Get your recommended monthly allowance of heat-beating gazpacho.
7032 E. Main St., Scottsdale
Gazpacho is one of those “classic” dishes that’s open to wild interpretation. Some chefs add diced cucumbers and morsels of jalapeño to the cold, tomato-based Spanish soup; less commonly, you might see it embellished with chunks of watermelon and bits of black olives. At Cafe Forte, chef/owner Grace Rubel has been dishing up the same gazpacho recipe for 22 years – a zesty elixir ($5.50 cup, $8 bowl; pictured) mating several fresh garden veggies with cilantro, basil and a dash of fresh lemon juice to brighten the flavor. She pulses the mixture with extra virgin olive oil in a food processor, making sure to leave a few whole vegetable pieces intact, and adds house-made ciabatta crumbs to lend a thicker texture, similar to applesauce. “It’s almost like having a liquid salad, and it’s so healthy,” Rubel says. “I think it’s a great starter that opens up all your taste buds."

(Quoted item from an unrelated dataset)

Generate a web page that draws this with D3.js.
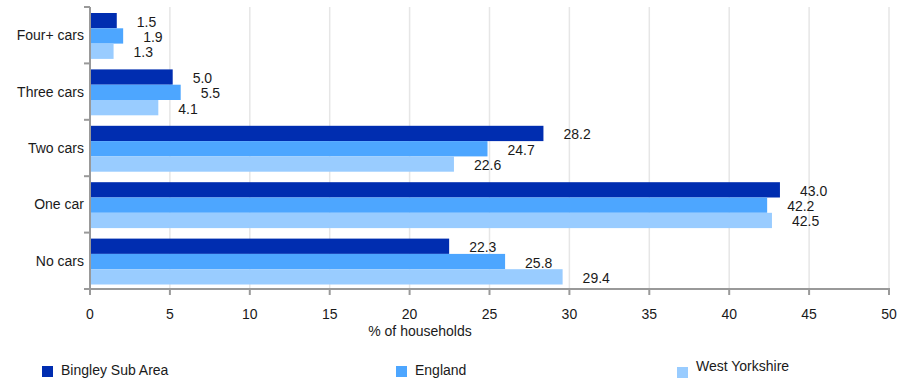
<!DOCTYPE html>
<html><head><meta charset="utf-8">
<script src="https://cdn.jsdelivr.net/npm/d3@7"></script>
<style>body{margin:0;background:#fff}svg{display:block;font-family:Arial,"Liberation Sans",sans-serif}</style>
</head><body><svg id="c" width="901" height="380"></svg>
<script>
const categories = ["Four+ cars","Three cars","Two cars","One car","No cars"];
const seriesNames = ["Bingley Sub Area","England","West Yorkshire"];
const bingley = [1.5, 5.0, 28.2, 43.0, 22.3];
const england = [1.9, 5.5, 24.7, 42.2, 25.8];
const westYorkshire = [1.3, 4.1, 22.6, 42.5, 29.4];
const xTicks = [0,5,10,15,20,25,30,35,40,45,50];
const colors = ["#002db0","#4da6ff","#99ccff"];
const seriesValues = [bingley, england, westYorkshire];

const svg = d3.select("#c");
const x = d3.scaleLinear().domain([0,50]).range([90,889]);
const xBar = d3.scaleLinear().domain([0,50]).range([92.8,891.8]);
const y = d3.scaleBand().domain(categories).range([7,289]).padding(0);
const sub = d3.scaleBand().domain(seriesNames).range([6, y.bandwidth()-4.5]).padding(0);

// gridlines
svg.append("g").selectAll("line").data(xTicks.slice(1)).join("line")
  .attr("x1",d=>x(d)).attr("x2",d=>x(d)).attr("y1",7).attr("y2",289)
  .attr("stroke","#e6e6e6").attr("stroke-width",1.5);

// bars
categories.forEach((c,i)=>{
  seriesNames.forEach((s,j)=>{
    const v = seriesValues[j][i];
    const y0 = y(c)+sub(s);
    svg.append("rect").attr("x",x(0)+1).attr("y",y0)
      .attr("width",xBar(v)-x(0)-1).attr("height",sub.bandwidth())
      .attr("fill",colors[j]);
    svg.append("text").attr("x",xBar(v)+20).attr("y",y0+sub.bandwidth()/2+6)
      .attr("font-size",14).attr("fill","#1a1a1a").text(v.toFixed(1));
  });
});

// y axis
const ya = svg.append("g");
ya.append("line").attr("x1",90).attr("x2",90).attr("y1",7).attr("y2",290)
  .attr("stroke","#999").attr("stroke-width",2);
const bounds = categories.map(c=>y(c)).concat([y.range()[1]]);
ya.selectAll("line.t").data(bounds).join("line").attr("class","t")
  .attr("x1",84).attr("x2",90).attr("y1",d=>d).attr("y2",d=>d)
  .attr("stroke","#999").attr("stroke-width",2);
ya.selectAll("text").data(categories).join("text")
  .attr("x",84).attr("y",d=>y(d)+y.bandwidth()/2+5)
  .attr("text-anchor","end").attr("font-size",14).attr("fill","#1a1a1a").text(d=>d);

// x axis
const xa = svg.append("g");
xa.append("line").attr("x1",89).attr("x2",890).attr("y1",289).attr("y2",289)
  .attr("stroke","#999").attr("stroke-width",2);
xa.selectAll("line.t").data(xTicks).join("line").attr("class","t")
  .attr("x1",d=>x(d)).attr("x2",d=>x(d)).attr("y1",289).attr("y2",295)
  .attr("stroke","#999").attr("stroke-width",2);
xa.selectAll("text").data(xTicks).join("text")
  .attr("x",d=>x(d)).attr("y",319).attr("text-anchor","middle")
  .attr("font-size",14).attr("fill","#1a1a1a").text(d=>d);
svg.append("text").attr("x",420).attr("y",336).attr("text-anchor","middle")
  .attr("font-size",14).attr("fill","#1a1a1a").text("% of households");

// legend
const legPos = [{x:42,y:366,ty:375},{x:396,y:366,ty:375},{x:677,y:367,ty:371}];
seriesNames.forEach((s,j)=>{
  const p = legPos[j];
  svg.append("rect").attr("x",p.x).attr("y",p.y).attr("width",11).attr("height",11).attr("fill",colors[j]);
  svg.append("text").attr("x",p.x+19).attr("y",p.ty).attr("font-size",14).attr("fill","#1a1a1a").text(s);
});
</script></body></html>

3146 E. Camelback Rd., Phoenix
Best known for its transcendent burgers and boffo beer list, this Biltmore-area restaurant also takes its gazpacho very seriously. Most gazpacho is blended and served as a thick purée, but Delux serves it much like chefs in the northern Spanish community of Castilla y León, leaving the vegetables in chunks – akin to a salsa – and topping the bowl with a mountain of buttery avocado wedges and clumps of creamy goat cheese. The cold soup ($7.95) is loaded with diced tomatoes, cucumbers, red peppers and onions in a light tomato broth with hints of basil and oregano fired up with red chile flakes. Delux’s gazpacho started out as a soup of the day, but customers requested it so often that owner Lenny Rosenberg made the summery soup a menu staple.

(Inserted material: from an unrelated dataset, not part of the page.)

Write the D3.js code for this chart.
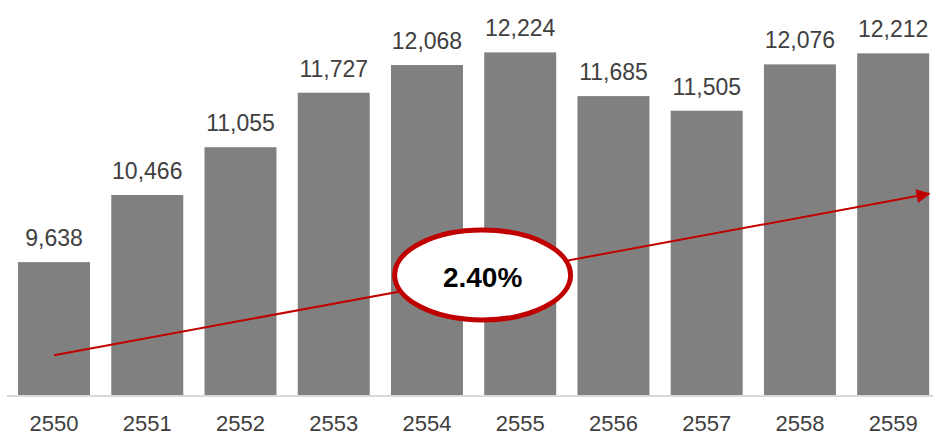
<!DOCTYPE html>
<html>
<head>
<meta charset="utf-8">
<script src="https://cdn.jsdelivr.net/npm/d3@7"></script>
<style>
  body { margin: 0; background: #fff; }
  text { font-family: "Liberation Sans", Arial, sans-serif; }
</style>
</head>
<body>
<script>
// chart data
const years = ['2550', '2551', '2552', '2553', '2554', '2555', '2556', '2557', '2558', '2559'];
const values = [9638, 10466, 11055, 11727, 12068, 12224, 11685, 11505, 12076, 12212];
const growthLabel = '2.40%';
// trend arrow ends, in value units
const trendValues = [8490, 10480];

const W = 933, H = 436;
const baseY = 395;

const svg = d3.select('body').append('svg')
    .attr('width', W)
    .attr('height', H);

const x = d3.scaleBand()
    .domain(years)
    .range([7.4, 939.8])
    .paddingInner(0.228)
    .paddingOuter(0.114);

const y = d3.scaleLinear()
    .domain([8000, 12500])
    .range([baseY, 30]);

// bars
svg.selectAll('rect.bar')
    .data(values)
    .enter().append('rect')
    .attr('class', 'bar')
    .attr('x', (d, i) => x(years[i]))
    .attr('y', d => y(d))
    .attr('width', x.bandwidth())
    .attr('height', d => baseY - y(d))
    .attr('fill', '#808080');

// baseline
svg.append('line')
    .attr('x1', 7).attr('x2', W)
    .attr('y1', baseY + 1).attr('y2', baseY + 1)
    .attr('stroke', '#d9d9d9')
    .attr('stroke-width', 2);

// value labels
svg.selectAll('text.val')
    .data(values)
    .enter().append('text')
    .attr('class', 'val')
    .attr('x', (d, i) => x(years[i]) + x.bandwidth() / 2)
    .attr('y', d => y(d) - 16)
    .attr('text-anchor', 'middle')
    .style('font-size', '23px')
    .attr('fill', '#404040')
    .text(d => d3.format(',')(d));

// x axis labels
const xAxis = d3.axisBottom(x).tickSize(0).tickPadding(0);
const xg = svg.append('g')
    .attr('transform', `translate(0, ${baseY})`)
    .call(xAxis);
xg.select('.domain').remove();
xg.selectAll('text')
    .attr('y', 36)
    .attr('dy', 0)
    .style('font-size', '22px')
    .style('font-family', '"Liberation Sans", Arial, sans-serif')
    .attr('fill', '#404040');

// trend arrow
svg.append('defs').append('marker')
    .attr('id', 'arrow')
    .attr('viewBox', '0 0 10 10')
    .attr('refX', 9).attr('refY', 5)
    .attr('markerWidth', 8).attr('markerHeight', 7)
    .attr('markerUnits', 'strokeWidth')
    .attr('orient', 'auto')
    .append('path')
    .attr('d', 'M0,0 L10,5 L0,10 Z')
    .attr('fill', '#c00000');

const x0 = x(years[0]) + x.bandwidth() / 2;
const x1 = x(years[years.length - 1]) + x.bandwidth();
svg.append('line')
    .attr('x1', x0).attr('y1', y(trendValues[0]))
    .attr('x2', x1).attr('y2', y(trendValues[1]))
    .attr('stroke', '#c00000')
    .attr('stroke-width', 2)
    .attr('marker-end', 'url(#arrow)');

// growth ellipse
const cx = (x(years[4]) + x.bandwidth() + x(years[5])) / 2 + 9;
const cy = 275;
svg.append('ellipse')
    .attr('cx', cx).attr('cy', cy)
    .attr('rx', 88).attr('ry', 45)
    .attr('fill', '#fff')
    .attr('stroke', '#c00000')
    .attr('stroke-width', 5);

svg.append('text')
    .attr('x', cx)
    .attr('y', cy + 12)
    .attr('text-anchor', 'middle')
    .style('font-size', '28px')
    .style('font-weight', 'bold')
    .attr('fill', '#000')
    .text(growthLabel);
</script>
</body>
</html>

5402 E. Lincoln Dr., Scottsdale
Rita’s Kitchen at the JW Marriott Scotts-dale Camelback Inn Resort & Spa uses golden tomatoes in place of the more common red variety because they’re sweeter and make the dish unique, according to executive chef Paul Millist. Make no mistake, it’s still gazpacho – some primeval versions of the dish in Spain have no tomatoes at all. Millist’s golden version ($7 cup; $12 bowl) is a mix of juicy tomatoes, cucumbers, red onions, jicama, shallots, garlic, white wine vinegar and cilantro blended in a food processor and passed through a strainer to produce a delicate, golden-colored soup with a pulpy texture, not unlike puréed watermelon. Golden tomatoes lend a milder flavor to the soup and are less acidic than their deep red cousins. “It’s just a very fresh summer dish that works perfectly for Arizona,” Millist says.